Exercise prompt ::
Omit the pictures and output exactly the lines from the start of the entries through the line containing "import matplotlib.transforms as mtransforms".

Record list ::
════

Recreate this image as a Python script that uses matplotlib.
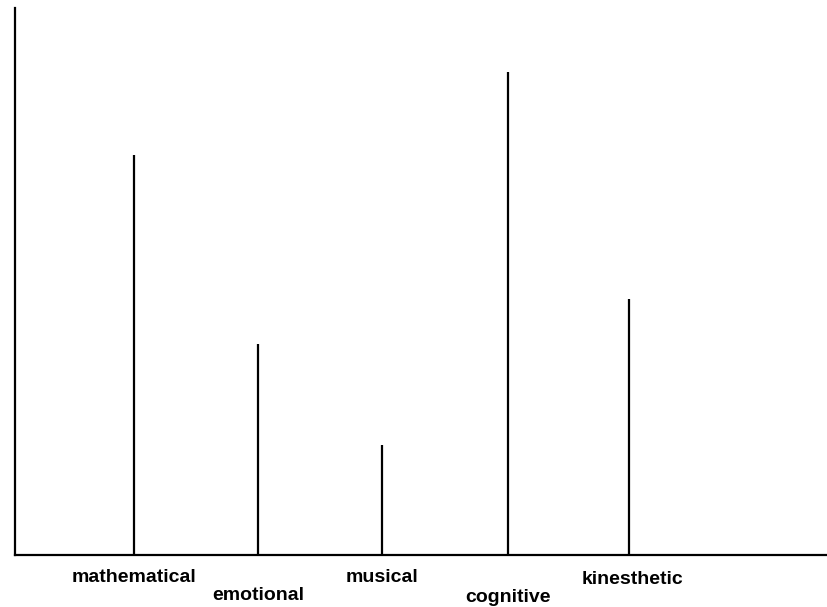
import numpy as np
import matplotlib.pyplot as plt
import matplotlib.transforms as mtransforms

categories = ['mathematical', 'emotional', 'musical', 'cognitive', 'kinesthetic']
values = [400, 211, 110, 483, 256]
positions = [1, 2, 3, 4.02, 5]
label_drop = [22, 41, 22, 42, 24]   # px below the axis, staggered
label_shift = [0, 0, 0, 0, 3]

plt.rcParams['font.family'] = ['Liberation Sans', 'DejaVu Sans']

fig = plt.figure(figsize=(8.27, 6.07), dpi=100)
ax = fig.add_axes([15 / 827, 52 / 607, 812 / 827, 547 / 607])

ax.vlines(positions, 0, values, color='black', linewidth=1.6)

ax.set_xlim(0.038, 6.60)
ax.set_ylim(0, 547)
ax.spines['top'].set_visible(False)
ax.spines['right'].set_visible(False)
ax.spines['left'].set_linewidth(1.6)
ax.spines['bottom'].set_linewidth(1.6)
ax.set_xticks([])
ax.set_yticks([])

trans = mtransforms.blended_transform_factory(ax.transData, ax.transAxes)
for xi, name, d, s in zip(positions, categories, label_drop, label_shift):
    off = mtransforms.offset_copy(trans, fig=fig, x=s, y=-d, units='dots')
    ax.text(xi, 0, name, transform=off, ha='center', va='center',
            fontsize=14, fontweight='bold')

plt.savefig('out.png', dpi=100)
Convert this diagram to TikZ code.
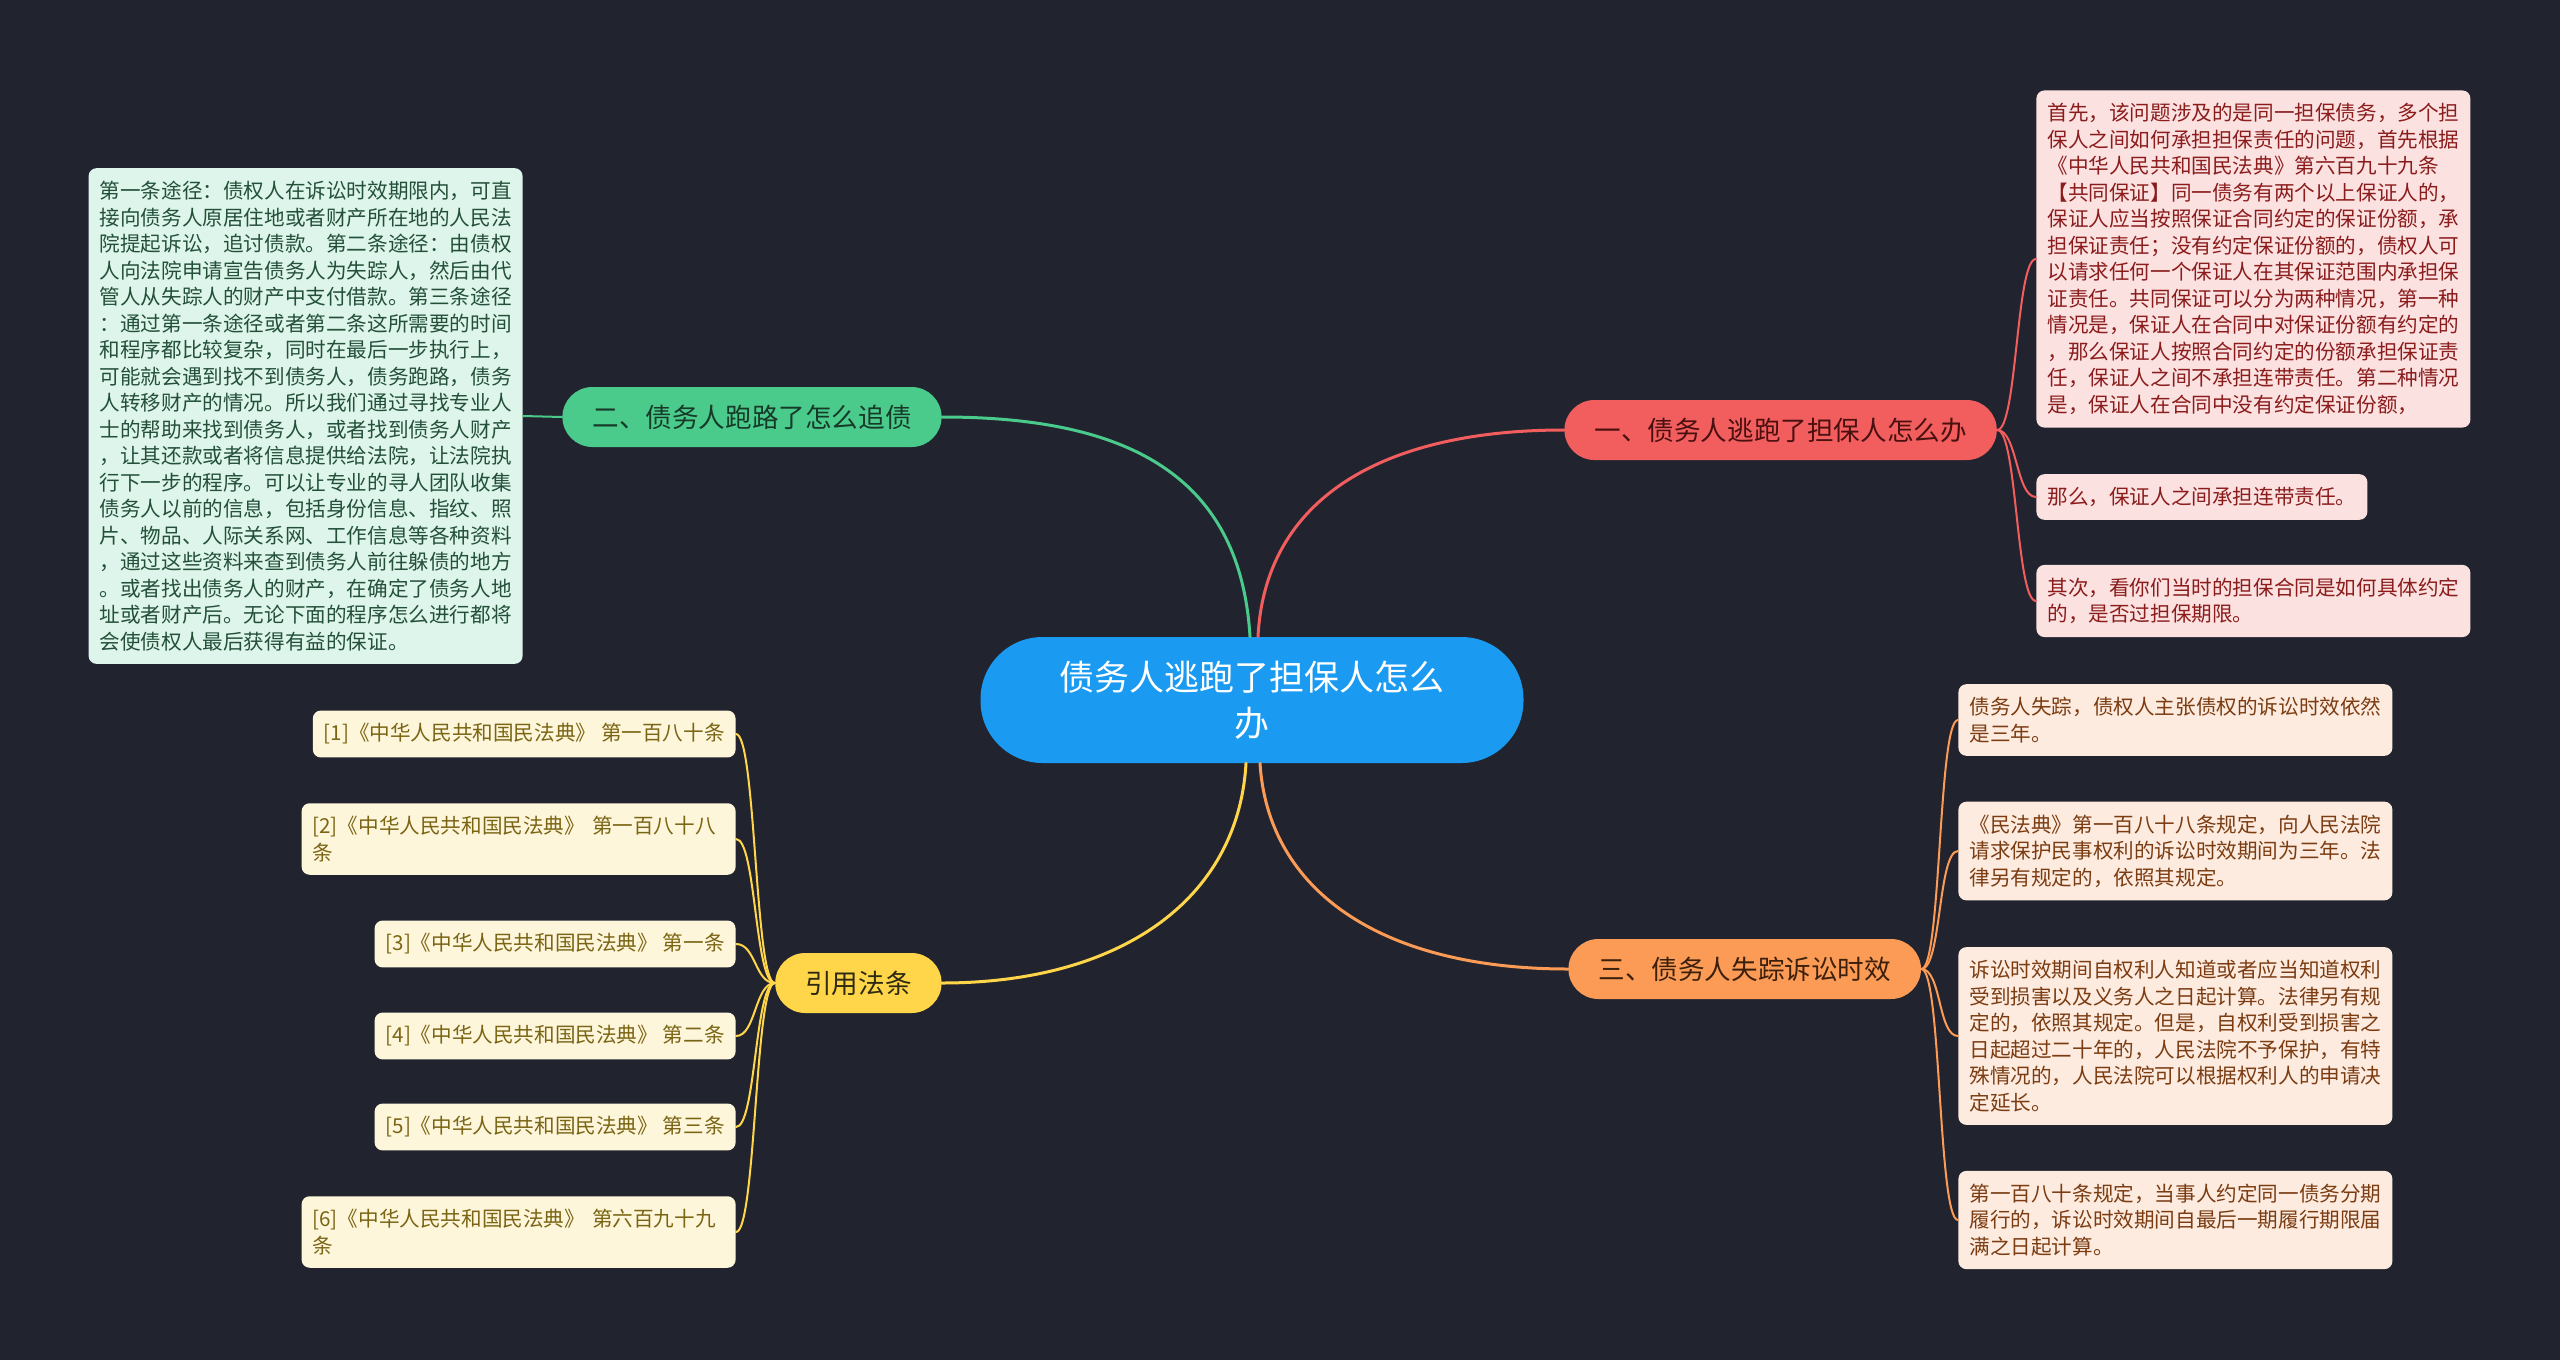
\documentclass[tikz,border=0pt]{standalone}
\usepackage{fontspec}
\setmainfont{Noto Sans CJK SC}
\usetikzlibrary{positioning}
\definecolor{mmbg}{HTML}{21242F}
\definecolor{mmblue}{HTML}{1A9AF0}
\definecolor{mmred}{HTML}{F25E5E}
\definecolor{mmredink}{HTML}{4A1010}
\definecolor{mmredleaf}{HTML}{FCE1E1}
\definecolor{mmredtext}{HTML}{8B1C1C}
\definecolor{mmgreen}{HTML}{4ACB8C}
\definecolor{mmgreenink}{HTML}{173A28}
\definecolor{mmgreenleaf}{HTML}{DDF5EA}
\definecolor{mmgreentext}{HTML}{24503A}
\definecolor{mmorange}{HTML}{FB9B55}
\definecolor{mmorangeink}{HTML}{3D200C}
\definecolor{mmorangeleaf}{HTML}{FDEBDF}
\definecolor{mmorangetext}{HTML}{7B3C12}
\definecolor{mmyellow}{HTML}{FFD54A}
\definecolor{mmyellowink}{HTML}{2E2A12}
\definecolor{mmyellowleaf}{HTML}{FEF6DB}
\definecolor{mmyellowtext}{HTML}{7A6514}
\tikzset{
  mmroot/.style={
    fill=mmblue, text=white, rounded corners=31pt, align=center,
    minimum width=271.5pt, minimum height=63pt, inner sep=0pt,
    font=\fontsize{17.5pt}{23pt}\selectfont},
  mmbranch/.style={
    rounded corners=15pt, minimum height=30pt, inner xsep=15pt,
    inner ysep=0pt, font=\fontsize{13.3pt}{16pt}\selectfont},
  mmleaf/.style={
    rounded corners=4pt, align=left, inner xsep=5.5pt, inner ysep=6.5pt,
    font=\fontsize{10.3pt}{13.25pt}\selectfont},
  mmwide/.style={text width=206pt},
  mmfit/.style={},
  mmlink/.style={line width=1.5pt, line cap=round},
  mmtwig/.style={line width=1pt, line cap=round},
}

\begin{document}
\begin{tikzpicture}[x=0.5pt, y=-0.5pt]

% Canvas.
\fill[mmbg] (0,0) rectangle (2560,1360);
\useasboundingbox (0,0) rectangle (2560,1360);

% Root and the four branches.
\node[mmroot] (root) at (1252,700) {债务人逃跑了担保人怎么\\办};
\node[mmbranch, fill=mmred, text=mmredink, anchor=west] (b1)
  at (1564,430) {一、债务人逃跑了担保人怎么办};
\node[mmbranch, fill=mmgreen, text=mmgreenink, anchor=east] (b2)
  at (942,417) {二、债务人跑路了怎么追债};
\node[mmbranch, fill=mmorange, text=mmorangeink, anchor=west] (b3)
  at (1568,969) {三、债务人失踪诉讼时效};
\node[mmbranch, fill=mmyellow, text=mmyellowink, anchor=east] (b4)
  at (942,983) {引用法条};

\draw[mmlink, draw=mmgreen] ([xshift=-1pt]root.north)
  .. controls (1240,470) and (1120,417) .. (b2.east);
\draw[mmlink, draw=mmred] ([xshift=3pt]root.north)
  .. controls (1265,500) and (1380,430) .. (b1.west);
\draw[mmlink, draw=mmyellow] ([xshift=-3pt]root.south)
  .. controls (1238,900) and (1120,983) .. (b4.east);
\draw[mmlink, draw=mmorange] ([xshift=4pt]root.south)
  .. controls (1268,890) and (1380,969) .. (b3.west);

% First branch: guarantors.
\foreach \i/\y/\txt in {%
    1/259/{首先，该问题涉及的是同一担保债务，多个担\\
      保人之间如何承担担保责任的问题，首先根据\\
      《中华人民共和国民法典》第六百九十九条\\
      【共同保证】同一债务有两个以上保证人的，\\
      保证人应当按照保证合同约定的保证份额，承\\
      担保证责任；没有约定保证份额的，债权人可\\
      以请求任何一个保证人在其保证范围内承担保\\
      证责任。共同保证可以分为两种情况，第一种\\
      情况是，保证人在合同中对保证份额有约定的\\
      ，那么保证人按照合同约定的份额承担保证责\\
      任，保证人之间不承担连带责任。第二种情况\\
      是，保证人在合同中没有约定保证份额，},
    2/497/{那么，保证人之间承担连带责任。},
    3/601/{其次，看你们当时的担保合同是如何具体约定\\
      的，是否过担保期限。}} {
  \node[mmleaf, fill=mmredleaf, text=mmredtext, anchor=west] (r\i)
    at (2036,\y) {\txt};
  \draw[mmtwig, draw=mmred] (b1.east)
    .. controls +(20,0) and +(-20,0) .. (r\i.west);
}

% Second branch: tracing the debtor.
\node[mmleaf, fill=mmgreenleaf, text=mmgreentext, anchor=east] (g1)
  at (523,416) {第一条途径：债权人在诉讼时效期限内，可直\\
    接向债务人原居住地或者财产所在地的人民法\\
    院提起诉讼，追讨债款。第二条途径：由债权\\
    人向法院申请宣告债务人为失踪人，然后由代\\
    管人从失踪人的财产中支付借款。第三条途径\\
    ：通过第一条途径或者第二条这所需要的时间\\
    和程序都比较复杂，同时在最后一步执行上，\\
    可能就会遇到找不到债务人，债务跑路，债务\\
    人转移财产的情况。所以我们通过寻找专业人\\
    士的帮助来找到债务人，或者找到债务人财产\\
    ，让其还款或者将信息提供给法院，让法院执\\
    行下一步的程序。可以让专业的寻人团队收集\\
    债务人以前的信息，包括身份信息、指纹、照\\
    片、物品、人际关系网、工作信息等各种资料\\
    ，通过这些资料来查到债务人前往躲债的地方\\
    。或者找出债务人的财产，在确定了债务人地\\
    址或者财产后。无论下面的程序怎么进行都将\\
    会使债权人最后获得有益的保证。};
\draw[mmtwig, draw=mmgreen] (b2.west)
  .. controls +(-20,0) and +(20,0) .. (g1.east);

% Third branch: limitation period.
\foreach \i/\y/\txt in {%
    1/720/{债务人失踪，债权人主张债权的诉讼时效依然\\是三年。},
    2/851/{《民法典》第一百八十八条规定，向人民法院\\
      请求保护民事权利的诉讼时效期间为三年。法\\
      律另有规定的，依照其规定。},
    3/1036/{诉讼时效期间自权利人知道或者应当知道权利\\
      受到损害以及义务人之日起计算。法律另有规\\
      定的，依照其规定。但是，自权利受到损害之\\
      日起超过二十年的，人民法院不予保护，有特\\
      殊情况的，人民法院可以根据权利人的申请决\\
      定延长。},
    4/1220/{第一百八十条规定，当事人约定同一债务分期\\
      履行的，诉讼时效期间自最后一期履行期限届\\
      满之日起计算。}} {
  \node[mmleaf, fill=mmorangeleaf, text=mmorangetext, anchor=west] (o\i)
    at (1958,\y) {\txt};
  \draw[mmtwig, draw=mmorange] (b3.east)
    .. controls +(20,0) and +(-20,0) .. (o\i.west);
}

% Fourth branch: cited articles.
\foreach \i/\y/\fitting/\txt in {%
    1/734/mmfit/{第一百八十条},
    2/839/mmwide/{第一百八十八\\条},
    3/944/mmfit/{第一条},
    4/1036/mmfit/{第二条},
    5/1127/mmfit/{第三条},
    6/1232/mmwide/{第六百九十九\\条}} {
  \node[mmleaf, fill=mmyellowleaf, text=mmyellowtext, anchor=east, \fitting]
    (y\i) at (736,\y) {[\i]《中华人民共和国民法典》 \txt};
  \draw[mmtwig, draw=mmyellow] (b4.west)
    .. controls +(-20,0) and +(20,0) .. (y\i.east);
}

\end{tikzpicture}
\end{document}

════

Answer below ::
Recreate this image as a Python script that uses matplotlib.
import numpy as np
import matplotlib.pyplot as plt
import matplotlib.transforms as mtransforms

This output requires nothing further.